If you want to get most out of XA you can watch the videos a Channel 9 which give you a pretty good understand how Media Experience Analyzer (XA) can be used
- https://channel9.msdn.com/Shows/Defrag-Tools/DefragTools-149-Media-eXperience-Analyzer-part-1
- https://channel9.msdn.com/Shows/Defrag-Tools/Defrag-Tools-150-Media-eXperience-Analyzer-part-2-Video-Playback-Power-Saving
- https://channel9.msdn.com/Shows/Defrag-Tools/Defrag-Tools-151-Media-eXperience-Analyzer-part-3-Audio-Glitch-Analysis
- https://channel9.msdn.com/Shows/Defrag-Tools/Defrag-Tools-152-Media-eXperience-Analyzer-part-4-Video-Glitch-Analysis
- https://channel9.msdn.com/Shows/Defrag-Tools/Defrag-Tools-153-Media-eXperience-Analyzer-part-5-Audio-Glitch-Analysis-II
When should you use WPA and when Media Experience Analyzer?
So far the main goal of XA seems to be to find hangs and glitches in audio and video playback. That requires a thorough understanding of how the whole rendering pipeline in Windows works which is huge field on its own. But it can also be used to get a different view on the data which is not so easy to obtain in WPA. If threads are ping ponging each other this tool makes it flat obvious. XA is already powerful but I am not following entirely its UI philosophy where you must visually see the issue in the rendered data. Most often tabular data like in WPA is more powerful because you can sort by columns and filter away specific call stacks which seems not to be possible with XA. What I miss most in XA is a simple process summary timeline like in the first screenshot. XA renders some nice line graphs but that is not very helpful to get a fast overview of the total CPU consumption. If you look at the complete trace with the scheduler events and the per process CPU consumption in
XA
WPA
I am having a much easier time in WPA to identify my process with the table and color encoding. In XA you always need to hover over the data to see it actual value. A killer feature in XA would be a thread interaction view for a specific process. Ideally I would like to see all threads as bars and the bar length is either the CPU or wait time. Currently I can only see one thread color encoded on which core it is running. This is certainly the best view for device driver devs but normally I am not interested in a per core view but a per thread timeline view. Each thread should have a specific y-value and the horizontal bar length should show either its running or waiting time (or both) and with a line the readying thread as it is already done today.
That would be the perfect thread interaction view and I hope that will be added to XA. The current version is still a 1.0 so expect some crashes and bugs but it has a lot of potential. The issues I encountered so far are
- If you press Turn Symbol Off while is still loading it crashes.

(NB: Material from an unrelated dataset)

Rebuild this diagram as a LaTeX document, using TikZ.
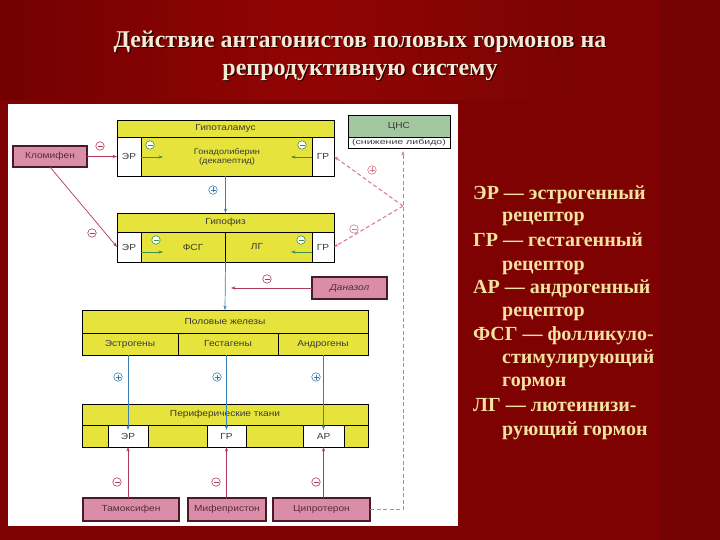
\documentclass[tikz,border=0pt]{standalone}
\usepackage{fontspec}
\setmainfont{Liberation Serif}
\newfontfamily\dsans[FakeStretch=1.15]{Liberation Sans}
\newfontfamily\dsansw[FakeStretch=1.45]{Liberation Sans}
\usetikzlibrary{arrows.meta,calc}
\definecolor{bgred}{HTML}{7E0202}
\definecolor{bgtop}{HTML}{920404}
\definecolor{bgtopL}{HTML}{720101}
\definecolor{yel}{HTML}{E6E33C}
\definecolor{txt}{HTML}{3A3A3A}
\definecolor{pinkc}{HTML}{D98DA9}
\definecolor{drugedge}{HTML}{4A1A28}
\definecolor{drugtxt}{HTML}{5A2A3A}
\definecolor{cnsg}{HTML}{A3C8A0}
\definecolor{bluec}{HTML}{3B80B5}
\definecolor{redc}{HTML}{B03A58}
\definecolor{dashc}{HTML}{D9788C}
\definecolor{greenc}{HTML}{3F8F4A}
\definecolor{cream}{HTML}{F4EAD6}
\definecolor{legc}{HTML}{F3E2A0}
\tikzset{
  blk/.style={draw=black, line width=0.8pt, fill=yel, inner sep=0pt, outer sep=0pt,
    font=\dsans\fontsize{8.8}{10}\selectfont, text=txt, align=center},
  cellw/.style={blk, fill=white},
  drug/.style={draw=drugedge, line width=1.1pt, fill=pinkc, inner sep=0pt, outer sep=0pt,
    font=\dsans\fontsize{8.8}{10}\selectfont, text=drugtxt},
  lbl/.style={font=\dsans\fontsize{8}{9}\selectfont, text=txt, inner sep=0pt, align=center},
  sgnc/.style={circle, draw=#1, line width=0.6pt, minimum size=8.5pt, inner sep=0pt, fill=white},
  sminus/.style={sgnc=#1, path picture={\draw[#1,line width=0.6pt]
     ([xshift=-2.5pt]path picture bounding box.center) -- ([xshift=2.5pt]path picture bounding box.center);}},
  splus/.style={sgnc=#1, path picture={\draw[#1,line width=0.6pt]
     ([xshift=-2.5pt]path picture bounding box.center) -- ([xshift=2.5pt]path picture bounding box.center)
     ([yshift=-2.5pt]path picture bounding box.center) -- ([yshift=2.5pt]path picture bounding box.center);}},
  arr/.style={-{Stealth[length=4.5pt,width=3.2pt]}, line width=0.7pt},
  dsh/.style={arr, draw=dashc, line width=1pt, dash pattern=on 4pt off 2.5pt},
  ttl/.style={font=\fontsize{24}{27}\selectfont\bfseries, text=cream, inner sep=0pt},
  ttlsh/.style={font=\fontsize{24}{27}\selectfont\bfseries, text=black!70!bgred, inner sep=0pt},
  leg/.style={font=\fontsize{20}{22}\selectfont\bfseries, text=legc, inner sep=0pt, anchor=base west},
}
\begin{document}
\begin{tikzpicture}[x=1pt,y=-1pt]
\useasboundingbox (0,0) rectangle (720,540);
% background
\fill[bgred] (0,0) rectangle (720,540);
\shade[left color=bgtopL, right color=bgtop, shading angle=90] (0,0) rectangle (300,100);
\shade[left color=bgtop, right color=bgtop!85!black] (300,0) rectangle (572,100);
\fill[black!8!bgred] (660,0) rectangle (720,540);
% title
\node[ttlsh] at (361.3,43.3) {Действие антагонистов половых гормонов на};
\node[ttlsh] at (361.3,73.3) {репродуктивную систему};
\node[ttl] (t1) at (360,42) {Действие антагонистов половых гормонов на};
\node[ttl] (t2) at (360,72) {репродуктивную систему};
% white panel
\fill[white] (8,104) rectangle (458,526);

% Hypothalamus
\node[blk, minimum width=217pt, minimum height=17pt] (hypH) at (225.5,128.5) {Гипоталамус};
\node[blk, minimum width=217pt, minimum height=39pt] (hypB) at (225.5,156.5) {};
\node[lbl] (hypT) at (227,157) {Гонадолиберин\\(декапептид)};
\node[cellw, minimum width=24pt, minimum height=39pt] (hypER) at (129,156.5) {ЭР};
\node[cellw, minimum width=22pt, minimum height=39pt] (hypGR) at (323,156.5) {ГР};

% CNS
\node[blk, fill=cnsg, minimum width=102pt, minimum height=22pt] (cnsH) at (399,126) {ЦНС};
\node[cellw, minimum width=102pt, minimum height=11pt, font=\dsansw\fontsize{7.3}{8}\selectfont] (cnsL) at (399,142.5) {(снижение либидо)};

% Pituitary
\node[blk, minimum width=217pt, minimum height=19pt] (gipH) at (225.5,222.5) {Гипофиз};
\node[blk, minimum width=217pt, minimum height=30pt] (gipB) at (225.5,247) {};
\draw[line width=0.8pt] (gipB.north) -- (gipB.south);
\node[lbl, font=\dsans\fontsize{8.8}{10}\selectfont] (fsg) at (193,247) {ФСГ};
\node[lbl, font=\dsans\fontsize{8.8}{10}\selectfont] (lg) at (257,247) {ЛГ};
\node[cellw, minimum width=24pt, minimum height=30pt] (gipER) at (129,247) {ЭР};
\node[cellw, minimum width=22pt, minimum height=30pt] (gipGR) at (323,247) {ГР};

% Gonads
\node[blk, minimum width=286pt, minimum height=23pt] (gonH) at (225,321.5) {Половые железы};
\node[blk, minimum width=96pt, minimum height=22pt] (estr) at (130,344) {Эстрогены};
\node[blk, minimum width=100pt, minimum height=22pt] (gest) at (228,344) {Гестагены};
\node[blk, minimum width=90pt, minimum height=22pt] (andr) at (323,344) {Андрогены};

% Peripheral tissues
\node[blk, minimum width=286pt, minimum height=21pt] (perH) at (225,414.5) {Периферические ткани};
\node[blk, minimum width=286pt, minimum height=22pt] (perB) at (225,436) {};
\node[cellw, minimum width=40pt, minimum height=22pt] (perER) at (128,436) {ЭР};
\node[cellw, minimum width=39pt, minimum height=22pt] (perGR) at (226.5,436) {ГР};
\node[cellw, minimum width=41pt, minimum height=22pt] (perAR) at (323.5,436) {АР};

% drugs
\node[drug, minimum width=74pt, minimum height=21pt] (klo) at (50,156.5) {Кломифен};
\node[drug, minimum width=75pt, minimum height=22pt] (dan) at (349.5,288) {\itshape Даназол};
\node[drug, minimum width=96pt, minimum height=23pt] (tam) at (131,509.5) {Тамоксифен};
\node[drug, minimum width=78pt, minimum height=23pt] (mif) at (227,509.5) {Мифепристон};
\node[drug, minimum width=97pt, minimum height=23pt] (cip) at (321.5,509.5) {Ципротерон};

% free ends
\coordinate (hypEa) at (163,157);
\coordinate (hypGa) at (291,157);
\coordinate (gipEa) at (163,252);
\coordinate (gipGa) at (291,252);
\coordinate (danE) at (231,288);
\coordinate (cnsTip) at (403,151);
\coordinate (jn) at (403,206);

% green internal arrows
\draw[arr, greenc] (hypER.east |- hypEa) -- (hypEa);
\draw[arr, greenc] (hypGR.west |- hypGa) -- (hypGa);
\draw[arr, greenc] (gipER.east |- gipEa) -- (gipEa);
\draw[arr, greenc] (gipGR.west |- gipGa) -- (gipGa);
\node[sminus=greenc] (g1) at (150,145) {};
\node[sminus=greenc] (g2) at (302,145) {};
\node[sminus=greenc] (g3) at (156,240) {};
\node[sminus=greenc] (g4) at (301,240) {};

% blue main axis
\draw[arr, bluec] (hypB.south) -- (gipH.north);
\draw[arr, bluec] (gipB.south) -- (gonH.north);
\node[splus=bluec] (b0) at (213,190) {};
\draw[arr, bluec] (estr.south -| perER) -- ([yshift=-5pt]perH.south -| perER);
\draw[arr, bluec] (gest.south -| perGR) -- ([yshift=-5pt]perH.south -| perGR);
\draw[arr, bluec] (andr.south -| perAR) -- ([yshift=-5pt]perH.south -| perAR);
\node[splus=bluec] (b1) at (118,377) {};
\node[splus=bluec] (b2) at (217,377) {};
\node[splus=bluec] (b3) at (316,377) {};

% clomiphene
\draw[arr, redc] (klo.east) -- (hypER.west);
\draw[arr, redc] (klo.south) -- (gipER.west);
\node[sminus=redc] (r1) at (100,146) {};
\node[sminus=redc] (r2) at (92,233) {};

% danazol
\draw[arr, redc] (dan.west) -- (danE);
\node[sminus=redc] (r3) at (267,279) {};

% antagonists at periphery
\draw[arr, redc] (perER |- tam.north) -- (perER.south);
\draw[arr, redc] (perGR |- mif.north) -- (perGR.south);
\draw[arr, redc] (perAR |- cip.north) -- (perAR.south);
\node[sminus=redc] (r4) at (117,482) {};
\node[sminus=redc] (r5) at (216,482) {};
\node[sminus=redc] (r6) at (316,482) {};

% cyproterone dashed feedback
\draw[dsh] (cip.east) -| (cnsTip);
\draw[dsh] (jn) -- (hypGR.east);
\draw[dsh] (jn) -- (gipGR.east);
\node[splus=dashc] (d1) at (372,170) {};
\node[sminus=dashc] (d2) at (354,229) {};

% legend
\node[leg] (l1) at (473,200) {ЭР — эстрогенный};
\node[leg] (l2) at (502,222) {рецептор};
\node[leg] (l3) at (473,247) {ГР — гестагенный};
\node[leg] (l4) at (502,270) {рецептор};
\node[leg] (l5) at (473,293) {АР — андрогенный};
\node[leg] (l6) at (502,316) {рецептор};
\node[leg] (l7) at (473,340) {ФСГ — фолликуло-};
\node[leg] (l8) at (502,363) {стимулирующий};
\node[leg] (l9) at (502,386) {гормон};
\node[leg] (l10) at (473,411) {ЛГ — лютеинизи-};
\node[leg] (l11) at (502,435) {рующий гормон};
\end{tikzpicture}
\end{document}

- The ETL file loading time is very high because it seem to include some private MS symbol servers where the UI hangs for several minutes (zero CPU but a bit network IO).
- UI Redraws for bigger (>200MB) ETL files are very slow. Most time seems to be spent in the GPU driver.
- Spelling error in Scheduler view: Drivers, Processes, Threads per Core with Reaady threads.
XA certainly has many more features I have not yet found. The main problem with these tools is that the written documentation only touches the surface. Most things I have learned by playing around with the tools. If you want share your experiences with WPA or XA please sound off in the comments. Now stop reading and start playing with the next cool tool!